Omit the images. Copy each entry word for word.

^^^^

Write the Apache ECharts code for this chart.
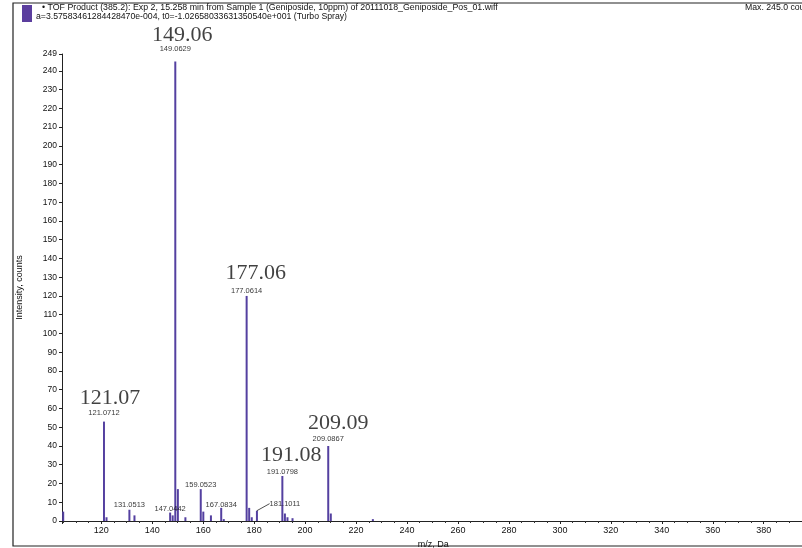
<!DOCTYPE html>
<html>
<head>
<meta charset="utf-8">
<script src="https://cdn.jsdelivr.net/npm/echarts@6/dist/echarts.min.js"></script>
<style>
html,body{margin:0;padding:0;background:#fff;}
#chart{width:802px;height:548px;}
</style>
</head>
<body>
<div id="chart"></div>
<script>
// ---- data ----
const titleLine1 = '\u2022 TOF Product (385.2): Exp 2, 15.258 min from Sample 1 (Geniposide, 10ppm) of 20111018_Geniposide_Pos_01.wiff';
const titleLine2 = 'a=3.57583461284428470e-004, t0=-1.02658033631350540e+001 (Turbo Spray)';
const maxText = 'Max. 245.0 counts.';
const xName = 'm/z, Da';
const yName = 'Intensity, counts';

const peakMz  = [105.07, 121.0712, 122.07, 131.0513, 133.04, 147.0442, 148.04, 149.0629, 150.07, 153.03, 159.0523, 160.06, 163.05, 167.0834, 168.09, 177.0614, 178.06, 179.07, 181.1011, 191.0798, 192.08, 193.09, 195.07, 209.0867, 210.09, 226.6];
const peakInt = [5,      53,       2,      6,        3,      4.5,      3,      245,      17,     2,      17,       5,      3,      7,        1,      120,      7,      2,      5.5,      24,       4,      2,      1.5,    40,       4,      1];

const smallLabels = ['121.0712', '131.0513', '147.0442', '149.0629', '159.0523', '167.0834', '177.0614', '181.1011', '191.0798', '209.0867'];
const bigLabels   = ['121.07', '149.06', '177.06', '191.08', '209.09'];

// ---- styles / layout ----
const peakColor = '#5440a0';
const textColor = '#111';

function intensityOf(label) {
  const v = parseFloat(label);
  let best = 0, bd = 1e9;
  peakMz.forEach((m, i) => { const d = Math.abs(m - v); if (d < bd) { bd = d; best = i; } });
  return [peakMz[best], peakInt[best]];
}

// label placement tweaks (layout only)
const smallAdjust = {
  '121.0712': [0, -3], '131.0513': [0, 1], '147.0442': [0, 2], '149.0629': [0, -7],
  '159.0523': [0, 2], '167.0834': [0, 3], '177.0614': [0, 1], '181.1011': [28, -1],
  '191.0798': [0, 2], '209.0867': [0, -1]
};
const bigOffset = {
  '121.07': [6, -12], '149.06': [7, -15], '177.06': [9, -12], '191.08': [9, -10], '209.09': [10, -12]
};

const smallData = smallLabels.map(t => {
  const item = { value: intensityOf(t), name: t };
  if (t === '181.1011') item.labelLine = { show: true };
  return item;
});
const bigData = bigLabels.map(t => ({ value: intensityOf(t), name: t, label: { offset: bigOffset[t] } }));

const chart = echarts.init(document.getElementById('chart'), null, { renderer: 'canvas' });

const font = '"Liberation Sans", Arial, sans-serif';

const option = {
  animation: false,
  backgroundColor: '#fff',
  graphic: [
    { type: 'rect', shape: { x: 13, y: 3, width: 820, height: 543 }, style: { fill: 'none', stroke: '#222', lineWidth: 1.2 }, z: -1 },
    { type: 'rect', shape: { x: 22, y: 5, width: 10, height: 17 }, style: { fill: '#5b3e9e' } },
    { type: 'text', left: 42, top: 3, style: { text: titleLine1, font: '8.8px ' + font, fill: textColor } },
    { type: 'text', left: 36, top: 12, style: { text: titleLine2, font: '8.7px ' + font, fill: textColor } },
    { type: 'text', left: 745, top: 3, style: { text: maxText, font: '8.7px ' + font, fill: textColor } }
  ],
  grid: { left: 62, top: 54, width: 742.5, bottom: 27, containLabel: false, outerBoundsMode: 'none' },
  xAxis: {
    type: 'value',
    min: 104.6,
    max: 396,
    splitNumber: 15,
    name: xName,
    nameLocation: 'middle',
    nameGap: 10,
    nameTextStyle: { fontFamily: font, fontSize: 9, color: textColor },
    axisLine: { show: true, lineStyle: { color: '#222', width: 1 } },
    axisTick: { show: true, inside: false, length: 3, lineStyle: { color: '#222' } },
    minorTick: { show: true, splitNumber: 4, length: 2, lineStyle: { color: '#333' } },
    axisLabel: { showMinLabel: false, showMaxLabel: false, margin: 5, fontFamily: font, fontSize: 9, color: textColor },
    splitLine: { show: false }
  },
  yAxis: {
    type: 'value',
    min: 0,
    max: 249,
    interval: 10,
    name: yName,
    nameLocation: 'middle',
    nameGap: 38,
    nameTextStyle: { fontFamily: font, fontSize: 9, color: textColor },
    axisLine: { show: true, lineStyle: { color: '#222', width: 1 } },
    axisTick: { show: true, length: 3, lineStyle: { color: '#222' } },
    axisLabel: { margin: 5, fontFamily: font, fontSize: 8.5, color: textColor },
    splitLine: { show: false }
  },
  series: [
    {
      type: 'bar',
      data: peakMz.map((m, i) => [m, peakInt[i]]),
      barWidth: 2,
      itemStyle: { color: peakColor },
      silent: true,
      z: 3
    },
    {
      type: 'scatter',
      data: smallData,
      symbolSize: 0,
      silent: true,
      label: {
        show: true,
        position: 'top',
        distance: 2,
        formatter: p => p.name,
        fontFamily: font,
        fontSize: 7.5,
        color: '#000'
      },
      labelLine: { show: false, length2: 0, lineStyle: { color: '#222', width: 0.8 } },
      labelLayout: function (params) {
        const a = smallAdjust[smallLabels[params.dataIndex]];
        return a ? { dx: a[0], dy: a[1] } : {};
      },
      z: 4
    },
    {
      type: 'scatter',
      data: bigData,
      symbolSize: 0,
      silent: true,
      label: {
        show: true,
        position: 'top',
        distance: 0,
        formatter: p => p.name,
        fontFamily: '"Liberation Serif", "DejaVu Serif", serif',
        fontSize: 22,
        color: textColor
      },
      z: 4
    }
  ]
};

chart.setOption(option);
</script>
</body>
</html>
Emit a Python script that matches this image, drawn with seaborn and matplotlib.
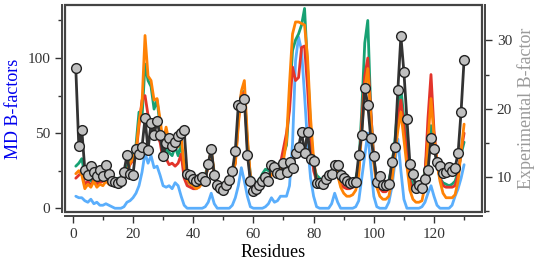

^^^^

Solution
Write the Apache ECharts code for this chart.
<!DOCTYPE html>
<html>
<head>
<meta charset="utf-8">
<script src="https://cdn.jsdelivr.net/npm/echarts@6/dist/echarts.min.js"></script>
<style>
html,body{margin:0;padding:0;background:#fff;}
#chart{width:802px;height:548px;}
</style>
</head>
<body>
<div id="chart"></div>
<script>
// ---- data ----
const titleLine1 = '\u2022 TOF Product (385.2): Exp 2, 15.258 min from Sample 1 (Geniposide, 10ppm) of 20111018_Geniposide_Pos_01.wiff';
const titleLine2 = 'a=3.57583461284428470e-004, t0=-1.02658033631350540e+001 (Turbo Spray)';
const maxText = 'Max. 245.0 counts.';
const xName = 'm/z, Da';
const yName = 'Intensity, counts';

const peakMz  = [105.07, 121.0712, 122.07, 131.0513, 133.04, 147.0442, 148.04, 149.0629, 150.07, 153.03, 159.0523, 160.06, 163.05, 167.0834, 168.09, 177.0614, 178.06, 179.07, 181.1011, 191.0798, 192.08, 193.09, 195.07, 209.0867, 210.09, 226.6];
const peakInt = [5,      53,       2,      6,        3,      4.5,      3,      245,      17,     2,      17,       5,      3,      7,        1,      120,      7,      2,      5.5,      24,       4,      2,      1.5,    40,       4,      1];

const smallLabels = ['121.0712', '131.0513', '147.0442', '149.0629', '159.0523', '167.0834', '177.0614', '181.1011', '191.0798', '209.0867'];
const bigLabels   = ['121.07', '149.06', '177.06', '191.08', '209.09'];

// ---- styles / layout ----
const peakColor = '#5440a0';
const textColor = '#111';

function intensityOf(label) {
  const v = parseFloat(label);
  let best = 0, bd = 1e9;
  peakMz.forEach((m, i) => { const d = Math.abs(m - v); if (d < bd) { bd = d; best = i; } });
  return [peakMz[best], peakInt[best]];
}

// label placement tweaks (layout only)
const smallAdjust = {
  '121.0712': [0, -3], '131.0513': [0, 1], '147.0442': [0, 2], '149.0629': [0, -7],
  '159.0523': [0, 2], '167.0834': [0, 3], '177.0614': [0, 1], '181.1011': [28, -1],
  '191.0798': [0, 2], '209.0867': [0, -1]
};
const bigOffset = {
  '121.07': [6, -12], '149.06': [7, -15], '177.06': [9, -12], '191.08': [9, -10], '209.09': [10, -12]
};

const smallData = smallLabels.map(t => {
  const item = { value: intensityOf(t), name: t };
  if (t === '181.1011') item.labelLine = { show: true };
  return item;
});
const bigData = bigLabels.map(t => ({ value: intensityOf(t), name: t, label: { offset: bigOffset[t] } }));

const chart = echarts.init(document.getElementById('chart'), null, { renderer: 'canvas' });

const font = '"Liberation Sans", Arial, sans-serif';

const option = {
  animation: false,
  backgroundColor: '#fff',
  graphic: [
    { type: 'rect', shape: { x: 13, y: 3, width: 820, height: 543 }, style: { fill: 'none', stroke: '#222', lineWidth: 1.2 }, z: -1 },
    { type: 'rect', shape: { x: 22, y: 5, width: 10, height: 17 }, style: { fill: '#5b3e9e' } },
    { type: 'text', left: 42, top: 3, style: { text: titleLine1, font: '8.8px ' + font, fill: textColor } },
    { type: 'text', left: 36, top: 12, style: { text: titleLine2, font: '8.7px ' + font, fill: textColor } },
    { type: 'text', left: 745, top: 3, style: { text: maxText, font: '8.7px ' + font, fill: textColor } }
  ],
  grid: { left: 62, top: 54, width: 742.5, bottom: 27, containLabel: false, outerBoundsMode: 'none' },
  xAxis: {
    type: 'value',
    min: 104.6,
    max: 396,
    splitNumber: 15,
    name: xName,
    nameLocation: 'middle',
    nameGap: 10,
    nameTextStyle: { fontFamily: font, fontSize: 9, color: textColor },
    axisLine: { show: true, lineStyle: { color: '#222', width: 1 } },
    axisTick: { show: true, inside: false, length: 3, lineStyle: { color: '#222' } },
    minorTick: { show: true, splitNumber: 4, length: 2, lineStyle: { color: '#333' } },
    axisLabel: { showMinLabel: false, showMaxLabel: false, margin: 5, fontFamily: font, fontSize: 9, color: textColor },
    splitLine: { show: false }
  },
  yAxis: {
    type: 'value',
    min: 0,
    max: 249,
    interval: 10,
    name: yName,
    nameLocation: 'middle',
    nameGap: 38,
    nameTextStyle: { fontFamily: font, fontSize: 9, color: textColor },
    axisLine: { show: true, lineStyle: { color: '#222', width: 1 } },
    axisTick: { show: true, length: 3, lineStyle: { color: '#222' } },
    axisLabel: { margin: 5, fontFamily: font, fontSize: 8.5, color: textColor },
    splitLine: { show: false }
  },
  series: [
    {
      type: 'bar',
      data: peakMz.map((m, i) => [m, peakInt[i]]),
      barWidth: 2,
      itemStyle: { color: peakColor },
      silent: true,
      z: 3
    },
    {
      type: 'scatter',
      data: smallData,
      symbolSize: 0,
      silent: true,
      label: {
        show: true,
        position: 'top',
        distance: 2,
        formatter: p => p.name,
        fontFamily: font,
        fontSize: 7.5,
        color: '#000'
      },
      labelLine: { show: false, length2: 0, lineStyle: { color: '#222', width: 0.8 } },
      labelLayout: function (params) {
        const a = smallAdjust[smallLabels[params.dataIndex]];
        return a ? { dx: a[0], dy: a[1] } : {};
      },
      z: 4
    },
    {
      type: 'scatter',
      data: bigData,
      symbolSize: 0,
      silent: true,
      label: {
        show: true,
        position: 'top',
        distance: 0,
        formatter: p => p.name,
        fontFamily: '"Liberation Serif", "DejaVu Serif", serif',
        fontSize: 22,
        color: textColor
      },
      z: 4
    }
  ]
};

chart.setOption(option);
</script>
</body>
</html>
Emit a Python script that matches this image, drawn with seaborn and matplotlib.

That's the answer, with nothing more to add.